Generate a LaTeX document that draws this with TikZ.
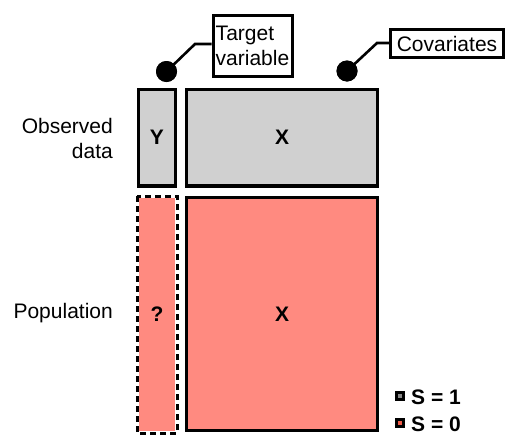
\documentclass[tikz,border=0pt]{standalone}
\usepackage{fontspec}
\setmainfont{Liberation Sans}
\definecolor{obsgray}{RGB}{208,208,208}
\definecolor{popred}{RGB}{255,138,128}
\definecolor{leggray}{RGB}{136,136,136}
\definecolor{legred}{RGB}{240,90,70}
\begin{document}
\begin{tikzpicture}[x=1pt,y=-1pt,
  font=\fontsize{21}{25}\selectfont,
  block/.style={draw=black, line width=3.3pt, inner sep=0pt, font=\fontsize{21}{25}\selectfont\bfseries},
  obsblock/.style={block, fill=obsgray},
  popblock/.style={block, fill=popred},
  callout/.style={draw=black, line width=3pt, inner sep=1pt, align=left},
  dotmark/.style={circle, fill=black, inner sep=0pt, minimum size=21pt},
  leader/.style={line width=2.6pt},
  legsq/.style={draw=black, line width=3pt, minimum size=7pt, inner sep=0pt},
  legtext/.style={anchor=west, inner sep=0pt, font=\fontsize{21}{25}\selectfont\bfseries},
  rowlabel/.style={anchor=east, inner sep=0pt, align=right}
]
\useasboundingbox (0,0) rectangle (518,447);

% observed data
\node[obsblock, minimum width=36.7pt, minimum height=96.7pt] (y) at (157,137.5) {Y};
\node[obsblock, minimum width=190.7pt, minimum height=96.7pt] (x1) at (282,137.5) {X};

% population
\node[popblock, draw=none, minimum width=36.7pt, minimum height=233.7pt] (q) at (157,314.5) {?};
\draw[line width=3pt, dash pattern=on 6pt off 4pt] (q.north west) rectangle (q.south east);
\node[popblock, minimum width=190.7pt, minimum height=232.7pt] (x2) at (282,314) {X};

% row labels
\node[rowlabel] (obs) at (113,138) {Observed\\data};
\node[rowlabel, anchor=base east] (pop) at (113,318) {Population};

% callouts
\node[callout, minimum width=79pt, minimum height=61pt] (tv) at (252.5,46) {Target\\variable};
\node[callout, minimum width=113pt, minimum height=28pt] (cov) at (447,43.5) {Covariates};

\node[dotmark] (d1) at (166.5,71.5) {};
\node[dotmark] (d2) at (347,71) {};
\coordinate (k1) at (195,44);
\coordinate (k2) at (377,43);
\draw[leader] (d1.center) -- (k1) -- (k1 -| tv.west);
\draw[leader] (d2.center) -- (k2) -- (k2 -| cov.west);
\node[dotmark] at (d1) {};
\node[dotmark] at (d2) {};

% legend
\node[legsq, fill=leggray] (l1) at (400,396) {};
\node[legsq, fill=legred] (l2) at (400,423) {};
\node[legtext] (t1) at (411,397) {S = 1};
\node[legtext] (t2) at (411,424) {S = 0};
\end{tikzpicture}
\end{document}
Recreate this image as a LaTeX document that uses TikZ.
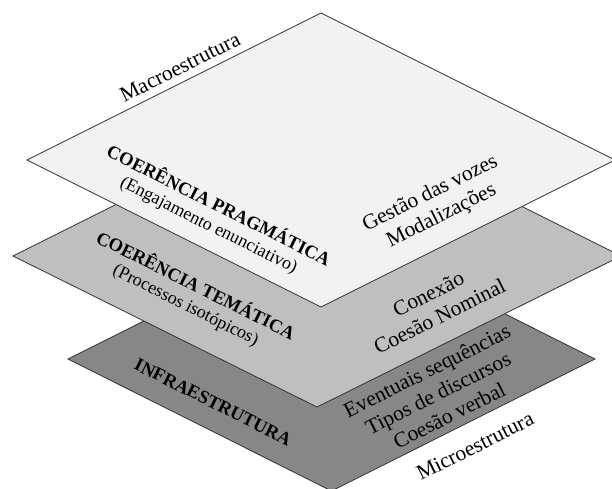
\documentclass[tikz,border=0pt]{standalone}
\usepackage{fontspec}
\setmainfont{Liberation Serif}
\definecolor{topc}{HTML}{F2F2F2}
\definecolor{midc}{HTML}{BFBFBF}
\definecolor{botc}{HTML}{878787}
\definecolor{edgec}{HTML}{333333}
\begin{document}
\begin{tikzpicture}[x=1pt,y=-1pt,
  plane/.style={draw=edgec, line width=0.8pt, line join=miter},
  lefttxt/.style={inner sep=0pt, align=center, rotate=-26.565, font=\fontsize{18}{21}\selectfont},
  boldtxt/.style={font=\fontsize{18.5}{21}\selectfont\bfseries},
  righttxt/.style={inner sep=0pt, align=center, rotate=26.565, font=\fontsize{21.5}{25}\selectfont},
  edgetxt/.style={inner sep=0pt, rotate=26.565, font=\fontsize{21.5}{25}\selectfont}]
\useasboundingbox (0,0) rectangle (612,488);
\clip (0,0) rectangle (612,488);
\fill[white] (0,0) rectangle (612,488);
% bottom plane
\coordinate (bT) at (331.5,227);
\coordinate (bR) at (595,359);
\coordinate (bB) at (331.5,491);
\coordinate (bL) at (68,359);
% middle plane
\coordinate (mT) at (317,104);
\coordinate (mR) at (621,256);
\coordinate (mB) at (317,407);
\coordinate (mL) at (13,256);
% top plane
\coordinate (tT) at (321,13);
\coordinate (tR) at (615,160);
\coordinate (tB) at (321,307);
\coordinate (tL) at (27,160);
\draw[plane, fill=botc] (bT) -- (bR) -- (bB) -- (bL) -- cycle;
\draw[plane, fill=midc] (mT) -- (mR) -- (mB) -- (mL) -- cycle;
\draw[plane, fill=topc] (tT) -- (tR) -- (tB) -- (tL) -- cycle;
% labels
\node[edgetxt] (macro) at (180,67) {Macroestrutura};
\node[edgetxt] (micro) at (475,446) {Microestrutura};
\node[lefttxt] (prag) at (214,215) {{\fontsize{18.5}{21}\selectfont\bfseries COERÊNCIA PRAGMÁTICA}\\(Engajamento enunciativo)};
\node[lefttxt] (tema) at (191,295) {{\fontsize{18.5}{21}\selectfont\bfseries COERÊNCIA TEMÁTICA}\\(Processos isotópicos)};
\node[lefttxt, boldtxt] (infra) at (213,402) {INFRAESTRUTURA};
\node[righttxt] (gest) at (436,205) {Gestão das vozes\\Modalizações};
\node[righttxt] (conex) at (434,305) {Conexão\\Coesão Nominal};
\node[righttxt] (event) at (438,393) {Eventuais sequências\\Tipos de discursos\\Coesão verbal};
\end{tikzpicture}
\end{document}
▬▬▬▬▬▬▬▬▬▬
#### Problem description
Excluding the pictures, restate the records above word for word.

#### Exercise result
Generate a LaTeX document that draws this with TikZ.
\documentclass[tikz,border=0pt]{standalone}
\usepackage{fontspec}
\setmainfont{Liberation Sans}
\definecolor{obsgray}{RGB}{208,208,208}
\definecolor{popred}{RGB}{255,138,128}
\definecolor{leggray}{RGB}{136,136,136}
\definecolor{legred}{RGB}{240,90,70}
\begin{document}
\begin{tikzpicture}[x=1pt,y=-1pt,
  font=\fontsize{21}{25}\selectfont,
  block/.style={draw=black, line width=3.3pt, inner sep=0pt, font=\fontsize{21}{25}\selectfont\bfseries},
  obsblock/.style={block, fill=obsgray},
  popblock/.style={block, fill=popred},
  callout/.style={draw=black, line width=3pt, inner sep=1pt, align=left},
  dotmark/.style={circle, fill=black, inner sep=0pt, minimum size=21pt},
  leader/.style={line width=2.6pt},
  legsq/.style={draw=black, line width=3pt, minimum size=7pt, inner sep=0pt},
  legtext/.style={anchor=west, inner sep=0pt, font=\fontsize{21}{25}\selectfont\bfseries},
  rowlabel/.style={anchor=east, inner sep=0pt, align=right}
]
\useasboundingbox (0,0) rectangle (518,447);

% observed data
\node[obsblock, minimum width=36.7pt, minimum height=96.7pt] (y) at (157,137.5) {Y};
\node[obsblock, minimum width=190.7pt, minimum height=96.7pt] (x1) at (282,137.5) {X};

% population
\node[popblock, draw=none, minimum width=36.7pt, minimum height=233.7pt] (q) at (157,314.5) {?};
\draw[line width=3pt, dash pattern=on 6pt off 4pt] (q.north west) rectangle (q.south east);
\node[popblock, minimum width=190.7pt, minimum height=232.7pt] (x2) at (282,314) {X};

% row labels
\node[rowlabel] (obs) at (113,138) {Observed\\data};
\node[rowlabel, anchor=base east] (pop) at (113,318) {Population};

% callouts
\node[callout, minimum width=79pt, minimum height=61pt] (tv) at (252.5,46) {Target\\variable};
\node[callout, minimum width=113pt, minimum height=28pt] (cov) at (447,43.5) {Covariates};

\node[dotmark] (d1) at (166.5,71.5) {};
\node[dotmark] (d2) at (347,71) {};
\coordinate (k1) at (195,44);
\coordinate (k2) at (377,43);
\draw[leader] (d1.center) -- (k1) -- (k1 -| tv.west);
\draw[leader] (d2.center) -- (k2) -- (k2 -| cov.west);
\node[dotmark] at (d1) {};
\node[dotmark] at (d2) {};

% legend
\node[legsq, fill=leggray] (l1) at (400,396) {};
\node[legsq, fill=legred] (l2) at (400,423) {};
\node[legtext] (t1) at (411,397) {S = 1};
\node[legtext] (t2) at (411,424) {S = 0};
\end{tikzpicture}
\end{document}
Recreate this image as a LaTeX document that uses TikZ.
\documentclass[tikz,border=0pt]{standalone}
\usepackage{fontspec}
\setmainfont{Liberation Serif}
\definecolor{topc}{HTML}{F2F2F2}
\definecolor{midc}{HTML}{BFBFBF}
\definecolor{botc}{HTML}{878787}
\definecolor{edgec}{HTML}{333333}
\begin{document}
\begin{tikzpicture}[x=1pt,y=-1pt,
  plane/.style={draw=edgec, line width=0.8pt, line join=miter},
  lefttxt/.style={inner sep=0pt, align=center, rotate=-26.565, font=\fontsize{18}{21}\selectfont},
  boldtxt/.style={font=\fontsize{18.5}{21}\selectfont\bfseries},
  righttxt/.style={inner sep=0pt, align=center, rotate=26.565, font=\fontsize{21.5}{25}\selectfont},
  edgetxt/.style={inner sep=0pt, rotate=26.565, font=\fontsize{21.5}{25}\selectfont}]
\useasboundingbox (0,0) rectangle (612,488);
\clip (0,0) rectangle (612,488);
\fill[white] (0,0) rectangle (612,488);
% bottom plane
\coordinate (bT) at (331.5,227);
\coordinate (bR) at (595,359);
\coordinate (bB) at (331.5,491);
\coordinate (bL) at (68,359);
% middle plane
\coordinate (mT) at (317,104);
\coordinate (mR) at (621,256);
\coordinate (mB) at (317,407);
\coordinate (mL) at (13,256);
% top plane
\coordinate (tT) at (321,13);
\coordinate (tR) at (615,160);
\coordinate (tB) at (321,307);
\coordinate (tL) at (27,160);
\draw[plane, fill=botc] (bT) -- (bR) -- (bB) -- (bL) -- cycle;
\draw[plane, fill=midc] (mT) -- (mR) -- (mB) -- (mL) -- cycle;
\draw[plane, fill=topc] (tT) -- (tR) -- (tB) -- (tL) -- cycle;
% labels
\node[edgetxt] (macro) at (180,67) {Macroestrutura};
\node[edgetxt] (micro) at (475,446) {Microestrutura};
\node[lefttxt] (prag) at (214,215) {{\fontsize{18.5}{21}\selectfont\bfseries COERÊNCIA PRAGMÁTICA}\\(Engajamento enunciativo)};
\node[lefttxt] (tema) at (191,295) {{\fontsize{18.5}{21}\selectfont\bfseries COERÊNCIA TEMÁTICA}\\(Processos isotópicos)};
\node[lefttxt, boldtxt] (infra) at (213,402) {INFRAESTRUTURA};
\node[righttxt] (gest) at (436,205) {Gestão das vozes\\Modalizações};
\node[righttxt] (conex) at (434,305) {Conexão\\Coesão Nominal};
\node[righttxt] (event) at (438,393) {Eventuais sequências\\Tipos de discursos\\Coesão verbal};
\end{tikzpicture}
\end{document}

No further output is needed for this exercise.